Shares of the company have fallen close to 20 percent since January, including more than 16 percent since early June, when CEO Sally Smith announced plans to resign by the end of the year.
In addition, investors voted in June to add three of activist investor Marcato's nominees, Scott Bergren, Sam Rovit and Mick McGuire, to the board.
"We believe that the proxy fight and subsequent management shake-up has instilled more questions than answers, with investors now left with a feeling of 'what now?' regarding the Company's future," Will Slabaugh, a Stephens' analyst, wrote in a research note Wednesday.
He downgraded the stock equal-weight from overweight and cut his 12-month price target to $145 per share from $195, sending shares down more than 3.5 percent on Wednesday.
Slabaugh said uncertainty surrounding the pending management shift is what has caused shareholder sentiment and the stock to plummet.

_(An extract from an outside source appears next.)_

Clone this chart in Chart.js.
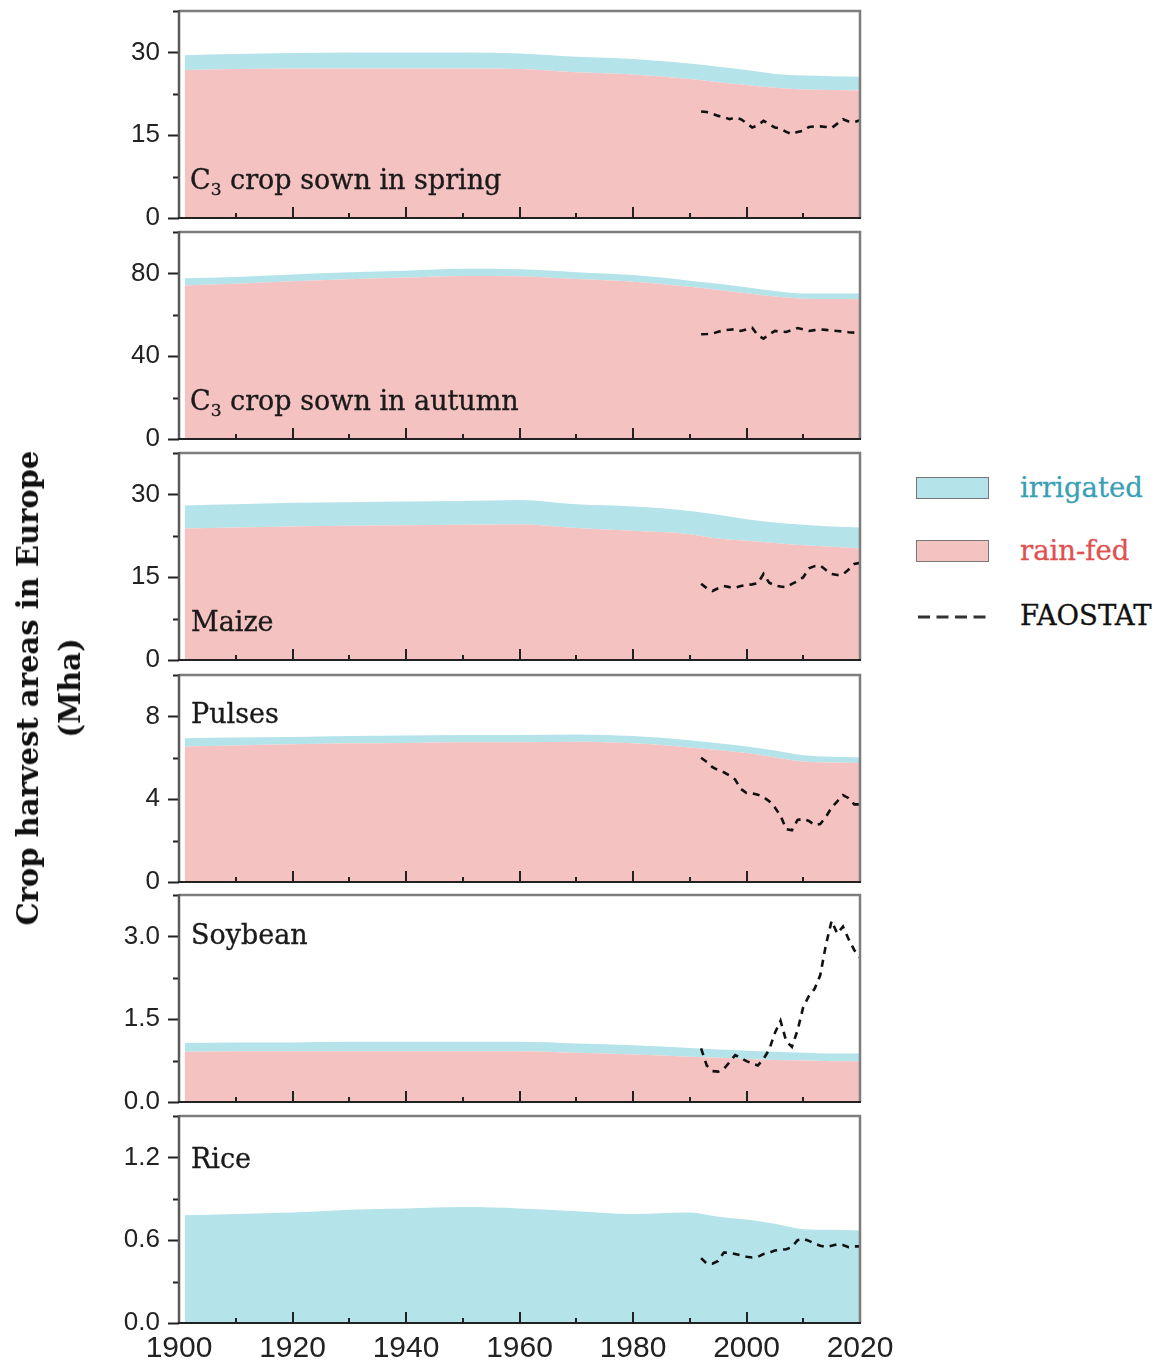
<!DOCTYPE html>
<html><head><meta charset="utf-8">
<script src="https://cdn.jsdelivr.net/npm/chart.js@4.4.1/dist/chart.umd.min.js"></script>
<style>
html,body{margin:0;padding:0;background:#fff;}
#wrap{position:relative;width:1161px;height:1365px;overflow:hidden;background:#fff;}
canvas{position:absolute;left:0;}
.plabel{position:absolute;font-family:"DejaVu Serif",serif;font-size:27px;color:#1a1a1a;white-space:nowrap;line-height:28px;z-index:5;-webkit-text-stroke:0.35px #1a1a1a;}
.plabel sub{font-size:17px;vertical-align:-6px;line-height:0;}
#ytitle{position:absolute;left:49px;top:688px;transform:translate(-50%,-50%) rotate(-90deg);font-family:"DejaVu Serif",serif;font-weight:bold;font-size:29px;line-height:42px;text-align:center;white-space:nowrap;color:#111;}
.lbox{position:absolute;left:916px;width:71px;height:20px;border:1.5px solid #777;}
.ltxt{position:absolute;left:1020px;font-family:"DejaVu Serif",serif;font-size:27.5px;line-height:30px;white-space:nowrap;-webkit-text-stroke:0.3px currentColor;}
#ldash{position:absolute;left:917px;top:612px;}
</style></head>
<body><div id="wrap">
<div id="ytitle">Crop harvest areas in Europe<br>(Mha)</div>
<div class="plabel" style="left:190px;top:166px">C<sub>3</sub> crop sown in spring</div>
<div class="plabel" style="left:190px;top:387px">C<sub>3</sub> crop sown in autumn</div>
<div class="plabel" style="left:191px;top:608px">Maize</div>
<div class="plabel" style="left:191px;top:700px">Pulses</div>
<div class="plabel" style="left:191px;top:921px">Soybean</div>
<div class="plabel" style="left:191px;top:1145px">Rice</div>
<div class="lbox" style="top:477px;background:rgb(180,227,233)"></div>
<div class="ltxt" style="top:472px;color:#3a9fb6">irrigated</div>
<div class="lbox" style="top:540px;background:rgb(243,194,193)"></div>
<div class="ltxt" style="top:535px;color:#e0504f">rain-fed</div>
<svg id="ldash" width="72" height="10"><line x1="1" y1="5" x2="69" y2="5" stroke="#333" stroke-width="3" stroke-dasharray="12,6.5"/></svg>
<div class="ltxt" style="top:600px;color:#111">FAOSTAT</div>
</div>
<script>
// ---------- DATA ----------
const years = [1901,1910,1920,1930,1940,1950,1960,1970,1980,1990,1995,2000,2005,2010,2015,2020];
const faoYears = [1992,1993,1994,1995,1996,1997,1998,1999,2000,2001,2002,2003,2004,2005,2006,2007,2008,2009,2010,2011,2012,2013,2014,2015,2016,2017,2018,2019,2020];
const xTicks = [1900,1920,1940,1960,1980,2000,2020];

const springRainfed   = [26.8,27.0,27.1,27.1,27.1,27.1,27.0,26.4,26.0,25.2,24.6,24.1,23.6,23.3,23.2,23.1];
const springIrrigated = [2.7,2.7,2.8,2.9,2.9,2.9,2.8,2.8,2.8,2.8,2.8,2.7,2.5,2.5,2.5,2.5];
const springFao = [19.3,19.2,18.9,18.5,18.3,17.9,18.2,17.9,17.2,16.4,16.8,17.6,17.0,16.4,16.2,15.6,15.2,15.6,15.8,16.5,16.6,16.6,16.5,16.3,17.1,17.9,17.5,17.4,17.7];

const autumnRainfed   = [74.2,75.0,76.2,77.2,78.0,78.8,78.6,77.3,76.0,73.5,72.0,70.4,68.8,67.8,67.6,67.5];
const autumnIrrigated = [3.4,3.3,3.3,3.3,3.3,3.4,3.4,3.3,3.2,3.0,3.0,2.9,2.7,2.5,2.7,2.8];
const autumnFao = [50.6,50.7,50.9,51.8,52.5,52.8,53.0,52.2,53.0,53.8,50.0,48.5,50.5,52.2,51.9,51.7,52.6,53.6,53.0,52.2,52.6,53.0,52.7,52.4,52.2,51.9,51.6,51.4,51.3];

const maizeRainfed   = [23.8,24.0,24.2,24.3,24.4,24.5,24.6,23.9,23.4,22.8,22.0,21.6,21.2,20.8,20.5,20.2];
const maizeIrrigated = [4.2,4.2,4.3,4.3,4.3,4.3,4.4,4.3,4.4,4.2,4.3,3.9,3.7,3.7,3.7,3.8];
const maizeFao = [13.8,13.0,12.5,13.0,13.4,13.2,13.1,13.4,13.6,13.7,13.9,15.6,14.0,13.5,13.3,13.2,13.8,14.3,15.0,16.6,17.0,17.1,16.3,15.6,15.4,15.5,16.4,17.4,17.6];

const pulsesRainfed   = [6.55,6.6,6.65,6.7,6.72,6.75,6.75,6.78,6.7,6.5,6.38,6.23,6.02,5.82,5.77,5.75];
const pulsesIrrigated = [0.4,0.38,0.35,0.35,0.36,0.35,0.35,0.34,0.35,0.35,0.32,0.32,0.33,0.3,0.28,0.27];
const pulsesFao = [6.0,5.8,5.55,5.4,5.3,5.15,4.95,4.5,4.3,4.28,4.22,4.1,3.9,3.6,3.2,2.55,2.5,3.0,3.05,2.95,2.75,2.8,3.15,3.6,3.9,4.2,4.05,3.75,3.75];

const soyRainfed   = [0.91,0.92,0.92,0.92,0.92,0.92,0.92,0.89,0.86,0.82,0.80,0.78,0.76,0.75,0.74,0.74];
const soyIrrigated = [0.16,0.16,0.16,0.17,0.17,0.17,0.17,0.17,0.17,0.16,0.15,0.15,0.15,0.14,0.14,0.14];
const soyFao = [0.97,0.66,0.56,0.55,0.60,0.72,0.85,0.80,0.74,0.70,0.66,0.78,0.95,1.25,1.47,1.10,1.00,1.30,1.72,1.92,2.05,2.30,2.85,3.28,3.05,3.18,2.95,2.75,2.62];

const riceRainfed   = [0,0,0,0,0,0,0,0,0,0,0,0,0,0,0,0];
const riceIrrigated = [0.78,0.79,0.80,0.82,0.83,0.84,0.83,0.81,0.79,0.80,0.77,0.75,0.72,0.68,0.675,0.67];
const riceFao = [0.47,0.43,0.43,0.45,0.51,0.51,0.50,0.49,0.48,0.475,0.48,0.50,0.51,0.525,0.53,0.535,0.55,0.60,0.61,0.595,0.575,0.56,0.55,0.56,0.57,0.565,0.55,0.555,0.555];

const yMajorSteps = [15, 40, 15, 4, 1.5, 0.6];
const yMax = [37.5, 100, 37.5, 10, 3.75, 1.5];
const yTickDecimals = [0, 0, 0, 0, 1, 1];

// ---------- LAYOUT ----------
const panels = [
  {rain: springRainfed, irr: springIrrigated, fao: springFao, top: 11},
  {rain: autumnRainfed, irr: autumnIrrigated, fao: autumnFao, top: 232},
  {rain: maizeRainfed, irr: maizeIrrigated, fao: maizeFao, top: 453},
  {rain: pulsesRainfed, irr: pulsesIrrigated, fao: pulsesFao, top: 675},
  {rain: soyRainfed, irr: soyIrrigated, fao: soyFao, top: 895},
  {rain: riceRainfed, irr: riceIrrigated, fao: riceFao, top: 1116}
];
const PLOT_H = 207, PLOT_LEFT = 179, CANVAS_W = 910, PLOT_RIGHT = 860;
const CYAN = 'rgb(180,227,233)', PINK = 'rgb(243,194,193)';
const SANS = '"Liberation Sans", Arial, sans-serif';

const frameTicks = {
  id: 'frameTicks',
  afterDatasetsDraw(chart, args, opts) {
    const {ctx, chartArea: a, scales: {x, y}} = chart;
    ctx.save();
    ctx.lineCap = 'butt';
    ctx.strokeStyle = '#222'; ctx.lineWidth = 2;
    ctx.beginPath();
    const step = opts.step;
    for (let k = 0; k * step / 2 <= y.max + 1e-9; k++) {
      const v = k * step / 2;
      const py = Math.round(y.getPixelForValue(v)) + 0.5;
      const len = (k % 2 === 0) ? 11 : 6;
      ctx.moveTo(a.left - len, py); ctx.lineTo(a.left, py);
    }
    for (let yr = 1900; yr <= 2020; yr += 10) {
      const px = Math.round(x.getPixelForValue(yr));
      const len = (yr % 20 === 0) ? 11 : 5;
      ctx.moveTo(px, a.bottom); ctx.lineTo(px, a.bottom - len);
    }
    ctx.stroke();
    ctx.strokeStyle = '#7d7d7d'; ctx.lineWidth = 2.5;
    ctx.beginPath();
    ctx.moveTo(a.left, a.top); ctx.lineTo(a.right, a.top); ctx.lineTo(a.right, a.bottom);
    ctx.stroke();
    ctx.strokeStyle = '#5a5a5a'; ctx.lineWidth = 2.5;
    ctx.beginPath(); ctx.moveTo(a.left, a.top - 1); ctx.lineTo(a.left, a.bottom); ctx.stroke();
    ctx.strokeStyle = '#222'; ctx.lineWidth = 2;
    ctx.beginPath(); ctx.moveTo(a.left - 1, a.bottom); ctx.lineTo(a.right + 1, a.bottom); ctx.stroke();
    ctx.restore();
  }
};

const wrap = document.getElementById('wrap');
panels.forEach((p, i) => {
  const last = i === panels.length - 1;
  const padTop = 18;
  const xAxisH = last ? 40 : 0;
  const padBottom = last ? 2 : 20;
  const h = padTop + PLOT_H + xAxisH + padBottom;
  const cv = document.createElement('canvas');
  cv.width = CANVAS_W; cv.height = h;
  cv.style.width = CANVAS_W + 'px'; cv.style.height = h + 'px';
  cv.style.top = (p.top - padTop) + 'px';
  wrap.insertBefore(cv, wrap.firstChild);

  const pts = (arr) => years.map((yr, j) => ({x: yr, y: arr[j]}));
  const faoPts = faoYears.map((yr, j) => ({x: yr, y: p.fao[j]}));

  new Chart(cv, {
    type: 'line',
    data: {
      datasets: [
        {label: 'FAOSTAT', data: faoPts, stack: 'fao', borderColor: '#111', borderWidth: 2.6,
         borderDash: [7, 6], pointRadius: 0, fill: false, tension: 0},
        {label: 'rain-fed', data: pts(p.rain), stack: 'area', borderWidth: 0, borderColor: PINK,
         backgroundColor: PINK, pointRadius: 0, fill: 'origin', cubicInterpolationMode: 'monotone'},
        {label: 'irrigated', data: pts(p.irr), stack: 'area', borderWidth: 0, borderColor: CYAN,
         backgroundColor: CYAN, pointRadius: 0, fill: '-1', cubicInterpolationMode: 'monotone'}
      ]
    },
    options: {
      responsive: false, animation: false, devicePixelRatio: 1,
      layout: {padding: {top: padTop, bottom: padBottom, left: 0, right: CANVAS_W - PLOT_RIGHT}},
      plugins: {legend: {display: false}, tooltip: {enabled: false}, frameTicks: {step: yMajorSteps[i]}},
      scales: {
        x: {
          type: 'linear', min: 1900, max: 2020, display: last,
          afterFit: (s) => { s.height = xAxisH; },
          afterBuildTicks: (s) => { s.ticks = xTicks.map(v => ({value: v})); },
          border: {display: false},
          grid: {display: true, drawOnChartArea: false, drawTicks: true, tickLength: 8, tickColor: 'rgba(0,0,0,0)', color: 'rgba(0,0,0,0)'},
          ticks: {padding: 0, color: '#222', maxRotation: 0, autoSkip: false,
                  font: {family: SANS, size: 30},
                  callback: (v) => String(v)}
        },
        y: {
          type: 'linear', stacked: true, min: 0, max: yMax[i],
          afterFit: (s) => { s.width = PLOT_LEFT; },
          border: {display: false},
          grid: {display: true, drawOnChartArea: false, drawTicks: true, tickLength: 19, tickColor: 'rgba(0,0,0,0)', color: 'rgba(0,0,0,0)'},
          ticks: {stepSize: yMajorSteps[i], includeBounds: false, padding: 0, color: '#222',
                  font: {family: SANS, size: 26},
                  callback: (v) => Number(v).toFixed(yTickDecimals[i])}
        }
      }
    },
    plugins: [frameTicks]
  });
});
</script>
</body></html>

"Despite what was an initially positive investor response to the upcoming changes, we have some concerns around the market's reaction to what we expect to be a negative reset of earnings and comp guidance, along with rising uncertainty about the path forward," he wrote.
Slabaugh slashed his estimate for 2017 same-store sales, expecting them to be down 0.5 percent instead of up 0.9 percent. Similarly, he updated his EPS estimate to be $4.75 for the year, down from his initial forecast of $5.65.
"Considering the headwinds facing the Company, we would also like to see the direction in which the new CEO takes the Company, as well as a timeline for those changes before becoming more positive on the name," he said.